Wednesday, August 20, 2008

Counting the cost, a bit...

What people don’t realize is how much religion costs. They think faith is a big electric blanket, when of course, it is the cross.

Flannery O’Connor, with thanks to Inward/Outward

I was talking the other day with a friend, trying to explain how I was feeling about prayer and love. It came to me as I tried to find words for things I don't really have words for, that I am just becoming increasingly vulnerable to my own imagination. Now, I don't mean imagination in the sense of making things up. I don't even mean what many people mean when they (far too loosely for my liking) speak of the "creative imagination". The thing I'm looking for is much closer to what I understand John Keats to have meant by his theory of negative capability.

I find myself increasingly unable to read news accounts, for instance, without entering into that condition of "intentional openmindedness" that Keats described; incapable of defending myself, or at least refusing to defend myself, against my own imaginative reconstruction of whatever tragedy or inhumanity I've encountered. It also involves an acute, concrete even, awareness that my own humanity is born of this broken world that holds such things; and that this world is only broken through the fallenness of people just like me.

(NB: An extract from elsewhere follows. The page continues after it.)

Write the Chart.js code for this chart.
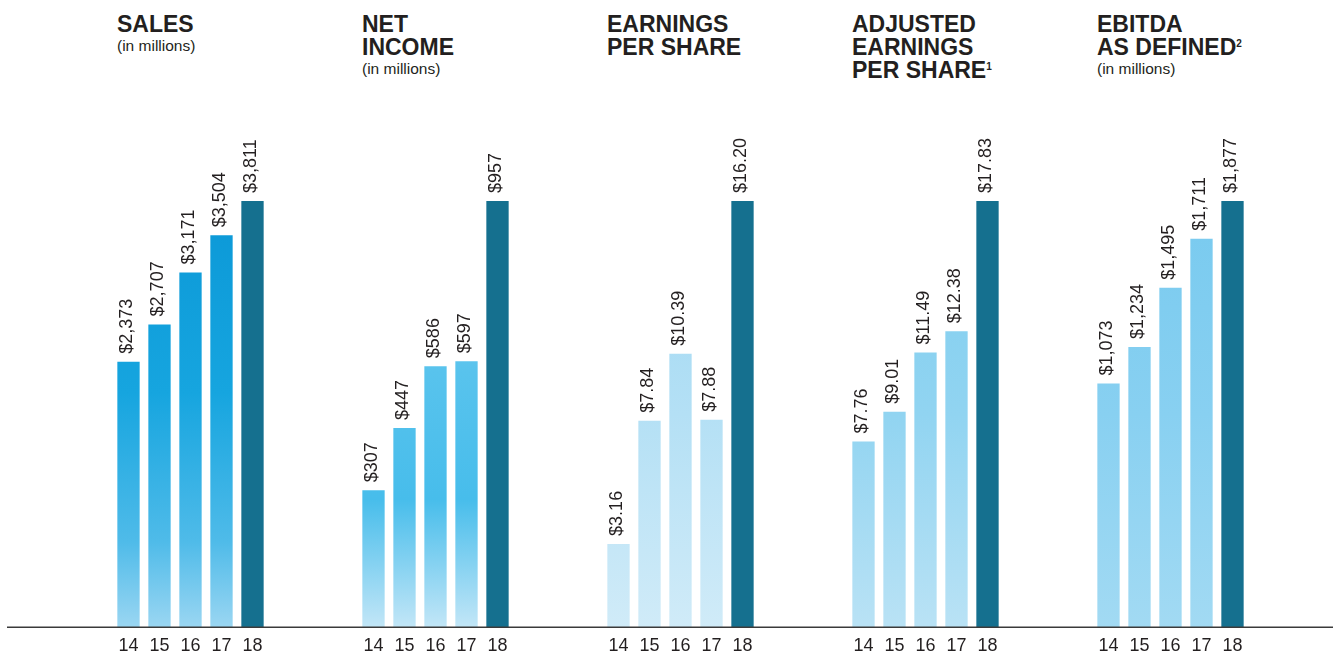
<!DOCTYPE html>
<html><head><meta charset="utf-8">
<script src="https://cdn.jsdelivr.net/npm/chart.js@4.4.1/dist/chart.umd.min.js"></script>
<style>
html,body{margin:0;padding:0;background:#fff;}
body{width:1340px;height:654px;overflow:hidden;position:relative;font-family:"Liberation Sans",Arial,Helvetica,sans-serif;color:#231f20;}
canvas{position:absolute;top:0;}
.ttl{position:absolute;top:12.5px;white-space:nowrap;}
.ttl .h{font-weight:bold;font-size:23px;line-height:23px;}
.ttl .s{font-size:15.5px;line-height:20px;}
.sup{font-size:10px;line-height:10px;vertical-align:top;position:relative;top:3px;}
</style></head>
<body>
<div class="ttl" style="left:117px"><div class="h">SALES</div><div class="s">(in millions)</div></div>
<div class="ttl" style="left:362px"><div class="h">NET<br>INCOME</div><div class="s">(in millions)</div></div>
<div class="ttl" style="left:607px"><div class="h">EARNINGS<br>PER SHARE</div></div>
<div class="ttl" style="left:852px"><div class="h">ADJUSTED<br>EARNINGS<br>PER SHARE<span class="sup">1</span></div></div>
<div class="ttl" style="left:1097px"><div class="h">EBITDA<br>AS DEFINED<span class="sup">2</span></div><div class="s">(in millions)</div></div>

<canvas id="c0" width="306" height="654" style="left:7px"></canvas>
<canvas id="c1" width="245" height="654" style="left:313px"></canvas>
<canvas id="c2" width="245" height="654" style="left:558px"></canvas>
<canvas id="c3" width="245" height="654" style="left:803px"></canvas>
<canvas id="c4" width="285" height="654" style="left:1048px"></canvas>

<script>
// ---- data ----
const years = ['14', '15', '16', '17', '18'];
const sales = [2373, 2707, 3171, 3504, 3811];
const netIncome = [307, 447, 586, 597, 957];
const eps = [3.16, 7.84, 10.39, 7.88, 16.20];
const adjustedEps = [7.76, 9.01, 11.49, 12.38, 17.83];
const ebitda = [1073, 1234, 1495, 1711, 1877];
const decimals = [0, 0, 2, 2, 0];

// ---- styles ----
const FONT = '"Liberation Sans", Arial, Helvetica, sans-serif';
const TEXT = '#231f20';
const DARK = '#15708f';
const gradStops = [
  [[0, '#0b98d7'], [0.45, '#16a5df'], [0.8, '#4fbbe9'], [1, '#9ad6f2']],
  [[0, '#8fd2f2'], [0.4, '#58c3ed'], [0.7, '#47bdeb'], [1, '#c2e6f7']],
  [[0, '#9cd7f3'], [0.5, '#b4e0f5'], [1, '#d0ebf8']],
  [[0, '#7ecdef'], [0.5, '#91d4f1'], [1, '#b9e2f5']],
  [[0, '#78caef'], [0.5, '#88d0f1'], [1, '#a2daf3']]
];
const padLeft = [106, 45, 45, 45, 45];
const padRight = [45, 45, 45, 45, 85];

function fmt(v, d) {
  return '$' + v.toLocaleString('en-US', {minimumFractionDigits: d, maximumFractionDigits: d});
}

function barFill(stops) {
  return (c) => {
    if (c.dataIndex === c.dataset.data.length - 1) return DARK;
    const area = c.chart.chartArea;
    if (!area) return stops[0][1];
    const g = c.chart.ctx.createLinearGradient(0, area.top, 0, area.bottom);
    stops.forEach(([o, col]) => g.addColorStop(o, col));
    return g;
  };
}

const valueLabels = {
  id: 'valueLabels',
  afterDatasetsDraw(chart, args, opts) {
    const ctx = chart.ctx;
    const meta = chart.getDatasetMeta(0);
    const data = chart.data.datasets[0].data;
    ctx.save();
    ctx.font = '18px ' + FONT;
    ctx.fillStyle = TEXT;
    ctx.textAlign = 'left';
    ctx.textBaseline = 'middle';
    meta.data.forEach((bar, i) => {
      ctx.save();
      ctx.translate(bar.x - 1, bar.y - 8);
      ctx.rotate(-Math.PI / 2);
      ctx.fillText(fmt(data[i], opts.decimals), 0, 0);
      ctx.restore();
    });
    const y0 = Math.round(chart.scales.y.getPixelForValue(0));
    ctx.strokeStyle = '#3a3a3a';
    ctx.lineWidth = 1.5;
    ctx.beginPath();
    ctx.moveTo(0, y0 + 0.25);
    ctx.lineTo(chart.width, y0 + 0.25);
    ctx.stroke();
    ctx.restore();
  }
};

const series = [sales, netIncome, eps, adjustedEps, ebitda];
series.forEach((vals, k) => {
  new Chart(document.getElementById('c' + k), {
    type: 'bar',
    data: {
      labels: years,
      datasets: [{
        data: vals,
        backgroundColor: barFill(gradStops[k]),
        borderWidth: 0,
        barPercentage: 0.72,
        categoryPercentage: 1
      }]
    },
    options: {
      responsive: false,
      animation: false,
      events: [],
      layout: {padding: {top: 201, left: padLeft[k], right: padRight[k], bottom: 0}},
      plugins: {
        legend: {display: false},
        tooltip: {enabled: false},
        valueLabels: {decimals: decimals[k]}
      },
      scales: {
        x: {
          grid: {display: false, drawTicks: false},
          border: {display: false},
          ticks: {color: TEXT, font: {size: 18, family: FONT}, padding: 8.5},
          afterFit(s) { s.height = 27; }
        },
        y: {display: false, min: 0, max: Math.max(...vals)}
      }
    },
    plugins: [valueLabels]
  });
});
</script>
</body></html>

At its worst, this becomes a kind of a waking nightmare. It certainly leads to sleep continually punctuated by what I can only describe as empathetic nightmares, dreams of horrors of which I am not the victim, but where I must observe, unable to intervene or participate or rescue.

At one point I found myself saying to my friend, "I think my nightmares are becoming the ground of my praying." Were it not for this, I think I might go mad. And yet... if I were to be offered the opportunity "to anaesthetise the gnawing pain in the pit of [my] soul that is a resonance of the pain of the human condition" (Maggie Ross) I don't think I would take it. And that has to be the love of Christ working in my heart through the Holy Spirit - because, I suppose, I am after all praying - for my natural self would leap up and grasp whatever anodyne was going, believe me!

4 comments:

Sue said...

Wow, them's beautiful prayers to get to pray (how beautiful the fabric will look from the other side) ... but ouch!

Ruth Hull Chatlien said...

Your commitment to do this awes and humbles me. Thank you for being true to your vocation of praying for the world.

Mike Farley said...

Don't be awed by anything that I do here, Ruth, truly. It honestly doesn't feel like I anything I can take credit for, since, as I tried to say, I'm actually far more likely to take avoiding action left to myself. I just can't get away from this stuff, somehow, and that's nothing for me to proud of, in any sense.

Yes, Sue - I love the tapestry analogy myself - a great comfort when you look at all the tangles and loose ends this side!

St Edwards Blog said...

Oh Mike... this just pushes me back in my chair and opens me up.

For a minute anyway.

Thank you as always, for your words and your prayers.

Know that prayers come on your behalf as well... thank God we have our online community to go with all the others.

His invitation is so constant, is it not?